-- Start GIVEN INFORMATION --
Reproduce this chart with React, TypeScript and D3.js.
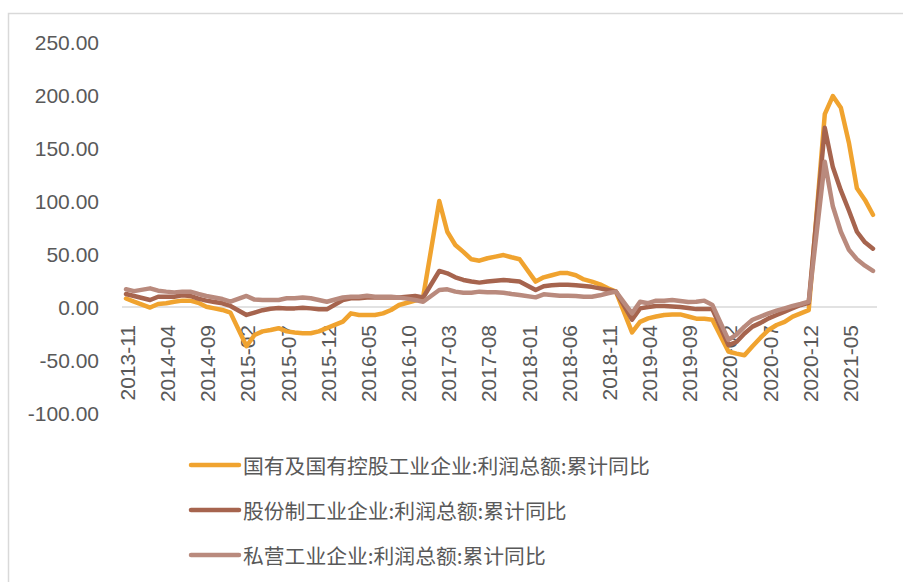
import { useEffect, useRef } from "react";
import * as d3 from "d3";

// monthly categories, 2013-11 .. 2021-08
const months: string[] = [
  "2013-11", "2013-12",
  "2014-01", "2014-02", "2014-03", "2014-04", "2014-05", "2014-06", "2014-07", "2014-08", "2014-09", "2014-10", "2014-11", "2014-12",
  "2015-01", "2015-02", "2015-03", "2015-04", "2015-05", "2015-06", "2015-07", "2015-08", "2015-09", "2015-10", "2015-11", "2015-12",
  "2016-01", "2016-02", "2016-03", "2016-04", "2016-05", "2016-06", "2016-07", "2016-08", "2016-09", "2016-10", "2016-11", "2016-12",
  "2017-01", "2017-02", "2017-03", "2017-04", "2017-05", "2017-06", "2017-07", "2017-08", "2017-09", "2017-10", "2017-11", "2017-12",
  "2018-01", "2018-02", "2018-03", "2018-04", "2018-05", "2018-06", "2018-07", "2018-08", "2018-09", "2018-10", "2018-11", "2018-12",
  "2019-01", "2019-02", "2019-03", "2019-04", "2019-05", "2019-06", "2019-07", "2019-08", "2019-09", "2019-10", "2019-11", "2019-12",
  "2020-01", "2020-02", "2020-03", "2020-04", "2020-05", "2020-06", "2020-07", "2020-08", "2020-09", "2020-10", "2020-11", "2020-12",
  "2021-01", "2021-02", "2021-03", "2021-04", "2021-05", "2021-06", "2021-07", "2021-08",
];

// January is not published on its own (Jan-Feb combined), so those are null
const soe: (number | null)[] = [
  8, 5,
  null, -0.5, 2.8, 3.5, 5, 6, 6, 4, 0.3, -1.3, -2.8, -5.3,
  null, -37, -26.4, -23, -21.7, -20, -23, -24, -24.8, -24.8, -23, -20,
  null, -13.8, -6, -7.5, -7.5, -7.5, -6, -2.8, 1.9, 4, 6, 9.7,
  null, 100, 71, 58.5, 52, 45, 43.7, 46, 47.5, 49, 46.9, 45,
  null, 24, 28, 30, 32, 32, 30, 26, 24, 21.4, 17.6, 14.5,
  null, -24, -14, -10.7, -9, -7.5, -7, -7, -9, -11, -11, -12,
  null, -42, -44, -45.5, -37, -29, -21.7, -17, -14, -9, -6, -3,
  null, 182, 199, 188, 155, 112, 101, 87,
];

const jointStock: (number | null)[] = [
  12.3, 10.4,
  null, 6.6, 9.7, 9.7, 9.7, 11, 10.4, 7.9, 6, 4.7, 3.5, 1,
  null, -7.5, -5.3, -3, -1.6, -1, -1.3, -1.3, -0.6, -1.3, -2.2, -2.2,
  null, 6.6, 8.2, 8.2, 9, 9, 9, 9, 9, 9.7, 10.4, 9,
  null, 34, 31.8, 28, 25.5, 24, 23, 24, 24.8, 25.5, 24.8, 24,
  null, 16, 19.5, 20.5, 21, 21, 20.5, 19.8, 19, 17.6, 16, 14.5,
  null, -12, -1.3, 0, 1, 1, 0.5, 0, -1, -2, -2, -2,
  null, -36, -33, -25, -18.5, -15, -10.7, -7.5, -4.4, -1.2, 1.9, 4,
  null, 169, 132, 110, 91, 71, 61, 55,
];

const privateEnt: (number | null)[] = [
  16.7, 15,
  null, 17.6, 15.4, 14.5, 13.8, 14.5, 14.5, 12.3, 10.4, 9, 7.5, 5,
  null, 10.4, 7, 6.6, 6.6, 6.6, 8.2, 8.2, 9, 8.2, 6.6, 5,
  null, 9, 9.7, 9.7, 10.7, 9.7, 9.7, 9.7, 9, 7.9, 6.6, 5,
  null, 16, 16.7, 14.5, 13.5, 13.5, 14.5, 14, 14, 13.5, 12.3, 11.3,
  null, 9.1, 12, 11.3, 10.7, 10.7, 10.4, 9.7, 9.7, 11, 13, 14.5,
  null, -6, 5, 3.6, 6, 6, 6.6, 5.7, 4.7, 5, 6, 2,
  null, -31, -26, -18.5, -12, -9, -6, -3.5, -1.3, 1, 2.8, 5,
  null, 137, 95, 71, 54, 45, 39, 34,
];

const seriesNames = [
  "国有及国有控股工业企业:利润总额:累计同比",
  "股份制工业企业:利润总额:累计同比",
  "私营工业企业:利润总额:累计同比",
];
const seriesColors = ["#F0A32F", "#A6644E", "#B98A7D"];
const yTicks = [-100, -50, 0, 50, 100, 150, 200, 250];

const W = 903;
const H = 582;

export default function App() {
  const svgRef = useRef<SVGSVGElement>(null);

  useEffect(() => {
    if (!svgRef.current) return;
    const svg = d3.select(svgRef.current);
    svg.selectAll("*").remove();

    const x = d3.scaleBand<string>().domain(months).range([122, 877]);
    const y = d3.scaleLinear().domain([-100, 250]).range([413, 42]);
    const cx = (m: string) => (x(m) ?? 0) + x.bandwidth() / 2;

    // outer chart border (cropped at right/bottom)
    svg
      .append("rect")
      .attr("x", 8.5)
      .attr("y", 13.5)
      .attr("width", 1000)
      .attr("height", 1000)
      .attr("fill", "none")
      .attr("stroke", "#d9d9d9")
      .attr("stroke-width", 1.5);

    // y labels
    svg
      .append("g")
      .selectAll("text")
      .data(yTicks)
      .join("text")
      .attr("x", 99)
      .attr("y", (d) => y(d))
      .attr("text-anchor", "end")
      .attr("dominant-baseline", "central")
      .style("font-family", "'Liberation Sans', Arial, sans-serif")
      .style("font-size", "21px")
      .style("fill", "#595959")
      .text((d) => d.toFixed(2));

    // zero axis line
    svg
      .append("line")
      .attr("x1", 122)
      .attr("x2", 877)
      .attr("y1", y(0))
      .attr("y2", y(0))
      .attr("stroke", "#d9d9d9")
      .attr("stroke-width", 1.5);

    // x labels every 5 months, rotated
    svg
      .append("g")
      .selectAll("text")
      .data(months.filter((_, i) => i % 5 === 0))
      .join("text")
      .attr("transform", (d) => `translate(${cx(d) + 1.5},${y(0) + 18}) rotate(-90)`)
      .attr("text-anchor", "end")
      .attr("dominant-baseline", "central")
      .style("font-family", "'Liberation Sans', Arial, sans-serif")
      .style("font-size", "21px")
      .style("fill", "#595959")
      .text((d) => d);

    // lines
    const allSeries = [soe, jointStock, privateEnt];
    const line = d3
      .line<{ m: string; v: number }>()
      .x((d) => cx(d.m))
      .y((d) => y(d.v));

    allSeries.forEach((vals, k) => {
      const pts = months
        .map((m, i) => ({ m, v: vals[i] }))
        .filter((p): p is { m: string; v: number } => p.v !== null);
      svg
        .append("path")
        .datum(pts)
        .attr("d", line)
        .attr("fill", "none")
        .attr("stroke", seriesColors[k])
        .attr("stroke-width", 4.5)
        .attr("stroke-linejoin", "round")
        .attr("stroke-linecap", "round");
    });

    // legend
    const lg = svg.append("g");
    seriesNames.forEach((name, k) => {
      const ly = 465 + k * 45;
      lg.append("line")
        .attr("x1", 191)
        .attr("x2", 239)
        .attr("y1", ly)
        .attr("y2", ly)
        .attr("stroke", seriesColors[k])
        .attr("stroke-width", 4.5)
        .attr("stroke-linecap", "round");
      lg.append("text")
        .attr("x", 243)
        .attr("y", ly)
        .attr("dominant-baseline", "central")
        .style("font-family", "'Noto Sans CJK SC', sans-serif")
        .style("font-size", "20.8px")
        .style("fill", "#595959")
        .text(name);
    });
  }, []);

  return (
    <svg
      ref={svgRef}
      width={W}
      height={H}
      style={{ position: "absolute", left: 0, top: 0, background: "#fff" }}
    />
  );
}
-- End GIVEN INFORMATION --
» WORK TO BE COMPLETED:
From the material above, copy everything exactly but the pictures.

» ANSWER TO THIS TASK:
Reproduce this chart with React, TypeScript and D3.js.
import { useEffect, useRef } from "react";
import * as d3 from "d3";

// monthly categories, 2013-11 .. 2021-08
const months: string[] = [
  "2013-11", "2013-12",
  "2014-01", "2014-02", "2014-03", "2014-04", "2014-05", "2014-06", "2014-07", "2014-08", "2014-09", "2014-10", "2014-11", "2014-12",
  "2015-01", "2015-02", "2015-03", "2015-04", "2015-05", "2015-06", "2015-07", "2015-08", "2015-09", "2015-10", "2015-11", "2015-12",
  "2016-01", "2016-02", "2016-03", "2016-04", "2016-05", "2016-06", "2016-07", "2016-08", "2016-09", "2016-10", "2016-11", "2016-12",
  "2017-01", "2017-02", "2017-03", "2017-04", "2017-05", "2017-06", "2017-07", "2017-08", "2017-09", "2017-10", "2017-11", "2017-12",
  "2018-01", "2018-02", "2018-03", "2018-04", "2018-05", "2018-06", "2018-07", "2018-08", "2018-09", "2018-10", "2018-11", "2018-12",
  "2019-01", "2019-02", "2019-03", "2019-04", "2019-05", "2019-06", "2019-07", "2019-08", "2019-09", "2019-10", "2019-11", "2019-12",
  "2020-01", "2020-02", "2020-03", "2020-04", "2020-05", "2020-06", "2020-07", "2020-08", "2020-09", "2020-10", "2020-11", "2020-12",
  "2021-01", "2021-02", "2021-03", "2021-04", "2021-05", "2021-06", "2021-07", "2021-08",
];

// January is not published on its own (Jan-Feb combined), so those are null
const soe: (number | null)[] = [
  8, 5,
  null, -0.5, 2.8, 3.5, 5, 6, 6, 4, 0.3, -1.3, -2.8, -5.3,
  null, -37, -26.4, -23, -21.7, -20, -23, -24, -24.8, -24.8, -23, -20,
  null, -13.8, -6, -7.5, -7.5, -7.5, -6, -2.8, 1.9, 4, 6, 9.7,
  null, 100, 71, 58.5, 52, 45, 43.7, 46, 47.5, 49, 46.9, 45,
  null, 24, 28, 30, 32, 32, 30, 26, 24, 21.4, 17.6, 14.5,
  null, -24, -14, -10.7, -9, -7.5, -7, -7, -9, -11, -11, -12,
  null, -42, -44, -45.5, -37, -29, -21.7, -17, -14, -9, -6, -3,
  null, 182, 199, 188, 155, 112, 101, 87,
];

const jointStock: (number | null)[] = [
  12.3, 10.4,
  null, 6.6, 9.7, 9.7, 9.7, 11, 10.4, 7.9, 6, 4.7, 3.5, 1,
  null, -7.5, -5.3, -3, -1.6, -1, -1.3, -1.3, -0.6, -1.3, -2.2, -2.2,
  null, 6.6, 8.2, 8.2, 9, 9, 9, 9, 9, 9.7, 10.4, 9,
  null, 34, 31.8, 28, 25.5, 24, 23, 24, 24.8, 25.5, 24.8, 24,
  null, 16, 19.5, 20.5, 21, 21, 20.5, 19.8, 19, 17.6, 16, 14.5,
  null, -12, -1.3, 0, 1, 1, 0.5, 0, -1, -2, -2, -2,
  null, -36, -33, -25, -18.5, -15, -10.7, -7.5, -4.4, -1.2, 1.9, 4,
  null, 169, 132, 110, 91, 71, 61, 55,
];

const privateEnt: (number | null)[] = [
  16.7, 15,
  null, 17.6, 15.4, 14.5, 13.8, 14.5, 14.5, 12.3, 10.4, 9, 7.5, 5,
  null, 10.4, 7, 6.6, 6.6, 6.6, 8.2, 8.2, 9, 8.2, 6.6, 5,
  null, 9, 9.7, 9.7, 10.7, 9.7, 9.7, 9.7, 9, 7.9, 6.6, 5,
  null, 16, 16.7, 14.5, 13.5, 13.5, 14.5, 14, 14, 13.5, 12.3, 11.3,
  null, 9.1, 12, 11.3, 10.7, 10.7, 10.4, 9.7, 9.7, 11, 13, 14.5,
  null, -6, 5, 3.6, 6, 6, 6.6, 5.7, 4.7, 5, 6, 2,
  null, -31, -26, -18.5, -12, -9, -6, -3.5, -1.3, 1, 2.8, 5,
  null, 137, 95, 71, 54, 45, 39, 34,
];

const seriesNames = [
  "国有及国有控股工业企业:利润总额:累计同比",
  "股份制工业企业:利润总额:累计同比",
  "私营工业企业:利润总额:累计同比",
];
const seriesColors = ["#F0A32F", "#A6644E", "#B98A7D"];
const yTicks = [-100, -50, 0, 50, 100, 150, 200, 250];

const W = 903;
const H = 582;

export default function App() {
  const svgRef = useRef<SVGSVGElement>(null);

  useEffect(() => {
    if (!svgRef.current) return;
    const svg = d3.select(svgRef.current);
    svg.selectAll("*").remove();

    const x = d3.scaleBand<string>().domain(months).range([122, 877]);
    const y = d3.scaleLinear().domain([-100, 250]).range([413, 42]);
    const cx = (m: string) => (x(m) ?? 0) + x.bandwidth() / 2;

    // outer chart border (cropped at right/bottom)
    svg
      .append("rect")
      .attr("x", 8.5)
      .attr("y", 13.5)
      .attr("width", 1000)
      .attr("height", 1000)
      .attr("fill", "none")
      .attr("stroke", "#d9d9d9")
      .attr("stroke-width", 1.5);

    // y labels
    svg
      .append("g")
      .selectAll("text")
      .data(yTicks)
      .join("text")
      .attr("x", 99)
      .attr("y", (d) => y(d))
      .attr("text-anchor", "end")
      .attr("dominant-baseline", "central")
      .style("font-family", "'Liberation Sans', Arial, sans-serif")
      .style("font-size", "21px")
      .style("fill", "#595959")
      .text((d) => d.toFixed(2));

    // zero axis line
    svg
      .append("line")
      .attr("x1", 122)
      .attr("x2", 877)
      .attr("y1", y(0))
      .attr("y2", y(0))
      .attr("stroke", "#d9d9d9")
      .attr("stroke-width", 1.5);

    // x labels every 5 months, rotated
    svg
      .append("g")
      .selectAll("text")
      .data(months.filter((_, i) => i % 5 === 0))
      .join("text")
      .attr("transform", (d) => `translate(${cx(d) + 1.5},${y(0) + 18}) rotate(-90)`)
      .attr("text-anchor", "end")
      .attr("dominant-baseline", "central")
      .style("font-family", "'Liberation Sans', Arial, sans-serif")
      .style("font-size", "21px")
      .style("fill", "#595959")
      .text((d) => d);

    // lines
    const allSeries = [soe, jointStock, privateEnt];
    const line = d3
      .line<{ m: string; v: number }>()
      .x((d) => cx(d.m))
      .y((d) => y(d.v));

    allSeries.forEach((vals, k) => {
      const pts = months
        .map((m, i) => ({ m, v: vals[i] }))
        .filter((p): p is { m: string; v: number } => p.v !== null);
      svg
        .append("path")
        .datum(pts)
        .attr("d", line)
        .attr("fill", "none")
        .attr("stroke", seriesColors[k])
        .attr("stroke-width", 4.5)
        .attr("stroke-linejoin", "round")
        .attr("stroke-linecap", "round");
    });

    // legend
    const lg = svg.append("g");
    seriesNames.forEach((name, k) => {
      const ly = 465 + k * 45;
      lg.append("line")
        .attr("x1", 191)
        .attr("x2", 239)
        .attr("y1", ly)
        .attr("y2", ly)
        .attr("stroke", seriesColors[k])
        .attr("stroke-width", 4.5)
        .attr("stroke-linecap", "round");
      lg.append("text")
        .attr("x", 243)
        .attr("y", ly)
        .attr("dominant-baseline", "central")
        .style("font-family", "'Noto Sans CJK SC', sans-serif")
        .style("font-size", "20.8px")
        .style("fill", "#595959")
        .text(name);
    });
  }, []);

  return (
    <svg
      ref={svgRef}
      width={W}
      height={H}
      style={{ position: "absolute", left: 0, top: 0, background: "#fff" }}
    />
  );
}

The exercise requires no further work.